Am 3. März 2009 wurde das Historische Archiv der Stadt Köln (HAStK) in Folge eines unzureichend kontrollierten U-Bahn-Baus zum Einsturz gebracht. Es verwahrte Originaldokumente aus über tausend Jahren Kölner und rheinischer Geschichte und war mit dieser dichten Überlieferungsgeschichte eines der bedeutendsten Stadtarchive nördlich der Alpen. Die Zerstörung der Archivalien bedeutet den größten Kulturverlust Europas seit Ende des Zweiten Weltkriegs. Der nachträgliche Umgang mit dem Einsturz ist gleichermaßen ein Beispiel für das Wegducken der Verantwortlichen in Politik und Verwaltung wie für die Bagatellisierung der Verluste und für das misslungene Krisenmanagement der Archivleitung.

Ich selbst war von dem Einsturz am 3. März 2009 in zweifacher Weise betroffen. Zum einen hatte ich dort als Nutzer knapp zwei Jahre lang den Bestand des Verlags Kiepenheuer & Witsch für ein Buchprojekt ausgewertet. Der Einsturz beendete diese Arbeiten abrupt. Außerdem hatte ich dem Archiv über einen längeren Zeitraum immer wieder Dokumente zukommen lassen, die während eigener ehrenamtlicher Tätigkeiten angefallen waren. Darunter solche der traditionsreichen Literarischen Gesellschaft Köln sowie von verschiedenen sozialen Bewegungen der 1970er-Jahre (Umweltbewegung, Psychiatriereform, Gründungsphase der TAZ etc.). Dass ich selbst am Tag der Katastrophe nicht im Lesesaal arbeitete, war ein glücklicher Zufall.

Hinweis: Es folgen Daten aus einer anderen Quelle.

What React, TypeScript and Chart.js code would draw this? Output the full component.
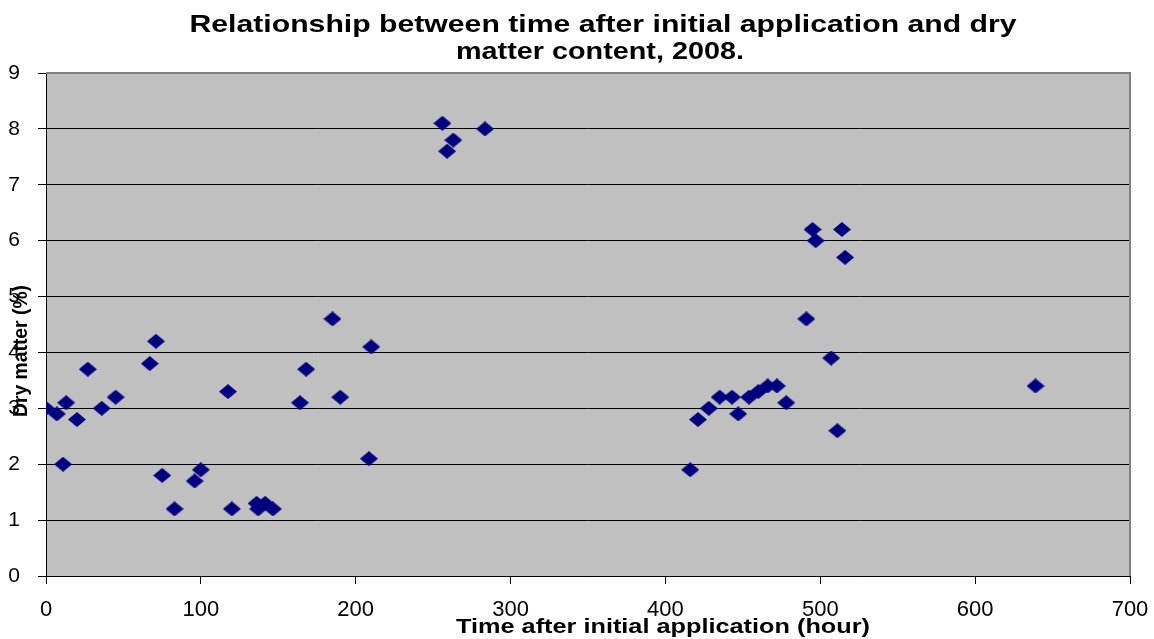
import React, { useEffect, useRef } from "react";
import { Chart, registerables } from "chart.js";

Chart.register(...registerables);

const hours: number[] = [
  0, 7, 11, 13, 20, 27, 36, 45, 67, 71, 75, 83, 96, 100, 117.5, 120, 136, 137, 141.5, 146.5,
  164, 168, 185, 190, 208.5, 210, 256, 259, 263, 283.5, 416, 421, 428, 435, 443, 447, 454,
  460, 466, 472, 478, 491, 495, 497, 507, 511, 514, 516, 639,
];
const dryMatter: number[] = [
  3.0, 2.9, 2.0, 3.1, 2.8, 3.7, 3.0, 3.2, 3.8, 4.2, 1.8, 1.2, 1.7, 1.9, 3.3, 1.2, 1.3, 1.2, 1.3, 1.2,
  3.1, 3.7, 4.6, 3.2, 2.1, 4.1, 8.1, 7.6, 7.8, 8.0, 1.9, 2.8, 3.0, 3.2, 3.2, 2.9, 3.2,
  3.3, 3.4, 3.4, 3.1, 4.6, 6.2, 6.0, 3.9, 2.6, 6.2, 5.7, 3.4,
];
const titleLines: string[] = [
  "Relationship between time after initial application and dry",
  "matter content, 2008.",
];
const xTitle = "Time after initial application (hour)";
const yTitle = "Dry matter (%)";

const FONT = "'Liberation Sans', Arial, sans-serif";

function makeDiamond(): HTMLCanvasElement {
  const c = document.createElement("canvas");
  c.width = 18;
  c.height = 15;
  const g = c.getContext("2d")!;
  g.fillStyle = "#000080";
  g.beginPath();
  g.moveTo(0, 7.5);
  g.lineTo(9, 0);
  g.lineTo(18, 7.5);
  g.lineTo(9, 15);
  g.closePath();
  g.fill();
  return c;
}

function drawFitted(ctx: CanvasRenderingContext2D, text: string, cx: number, cy: number, width: number, font: string) {
  ctx.save();
  ctx.font = font;
  const w = ctx.measureText(text).width;
  ctx.translate(cx, cy);
  ctx.scale(width / w, 1);
  ctx.textAlign = "center";
  ctx.textBaseline = "alphabetic";
  ctx.fillStyle = "#000";
  ctx.fillText(text, 0, 0);
  ctx.restore();
}

const decor = {
  id: "decor",
  beforeDraw(chart: any) {
    const { ctx, chartArea: a } = chart;
    ctx.save();
    ctx.fillStyle = "#C0C0C0";
    ctx.fillRect(a.left, a.top, a.right - a.left, a.bottom - a.top);
    ctx.restore();
  },
  afterDraw(chart: any) {
    const { ctx, chartArea: a } = chart;
    ctx.save();
    ctx.strokeStyle = "#808080";
    ctx.lineWidth = 2;
    ctx.beginPath();
    ctx.moveTo(a.left, a.top);
    ctx.lineTo(a.right, a.top);
    ctx.lineTo(a.right, a.bottom);
    ctx.stroke();
    ctx.restore();
    drawFitted(ctx, titleLines[0], 603, 32, 827, `bold 24px ${FONT}`);
    drawFitted(ctx, titleLines[1], 600, 59, 288, `bold 24px ${FONT}`);
    drawFitted(ctx, xTitle, 663, 633, 414, `bold 21px ${FONT}`);
    ctx.save();
    ctx.translate(27, 351);
    ctx.rotate(-Math.PI / 2);
    drawFitted(ctx, yTitle, 0, 0, 132, `bold 21px ${FONT}`);
    ctx.restore();
  },
};

export default function App() {
  const ref = useRef<HTMLCanvasElement>(null);
  useEffect(() => {
    const diamond = makeDiamond();
    const chart = new Chart(ref.current!, {
      type: "scatter",
      data: {
        datasets: [
          {
            data: hours.map((h, i) => ({ x: h, y: dryMatter[i] })),
            pointStyle: diamond as any,
            backgroundColor: "#000080",
            borderColor: "#000080",
          },
        ],
      },
      options: {
        animation: false,
        responsive: true,
        maintainAspectRatio: false,
        layout: { padding: { top: 73, right: 24, left: 0, bottom: 0 } },
        plugins: { legend: { display: false }, tooltip: { enabled: false }, title: { display: false } },
        scales: {
          x: {
            type: "linear",
            min: 0,
            max: 700,
            ticks: { stepSize: 100, color: "#000", font: { family: FONT, size: 22 }, padding: 13, maxRotation: 0 },
            grid: { drawOnChartArea: false, drawTicks: true, tickLength: 8, tickColor: "#000" },
            border: { color: "#000", width: 1 },
            afterFit(s: any) {
              s.height = 63;
              s.paddingLeft = 0;
              s.paddingRight = 0;
            },
          },
          y: {
            min: 0,
            max: 9,
            ticks: { stepSize: 1, color: "#000", font: { family: FONT, size: 21 }, padding: 18 },
            grid: { color: "#000", lineWidth: 1, drawTicks: true, tickLength: 8, tickColor: "#000" },
            border: { color: "#000", width: 1 },
            afterFit(s: any) {
              s.width = 46;
              s.paddingTop = 0;
              s.paddingBottom = 0;
            },
          },
        },
      },
      plugins: [decor],
    });
    return () => chart.destroy();
  }, []);
  return (
    <div style={{ position: "fixed", left: 0, top: 0, width: 1154, height: 639, background: "#fff" }}>
      <canvas ref={ref} />
    </div>
  );
}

Foto: Frau malt Protestplakat: "Postnvergabe nach Parteibuch = Köln = Korruption
Vorbereitung des Bürgerprotests gegen die Verantwortlichen für den Archiveinsturz

In Folge des für die Stadt Köln typischen Desasters gründete sich 2009 die Bürgerplattform „Köln kann auch anders“ (K2A2), die für einen grundlegenden Wandel der politischen Kultur in der Domstadt eintrat. Ich engagierte mich in diesem Rahmen knapp fünf Jahre und beschäftigte mich dabei u. a. mit den Themen „Gebäudewirtschaft“, „kommunale Haushaltspolitik“ und „Wirtschaftsförderung“. Mein Hauptinteresse galt aber dem HAStK, dem Umgang der Stadt mit der Katastrophe und den Zukunftsplänen der Archivleitung. In dem Zusammenhang schrieb ich zahlreiche Papiere: Essays, Dossiers, Reden, Pressetexte. Inzwischen sind sie selbst zu historischen Dokumenten geworden, in denen Punkte angesprochen und Fragen formuliert wurden, die nach wie vor (Stand: 2019) aktuell sind.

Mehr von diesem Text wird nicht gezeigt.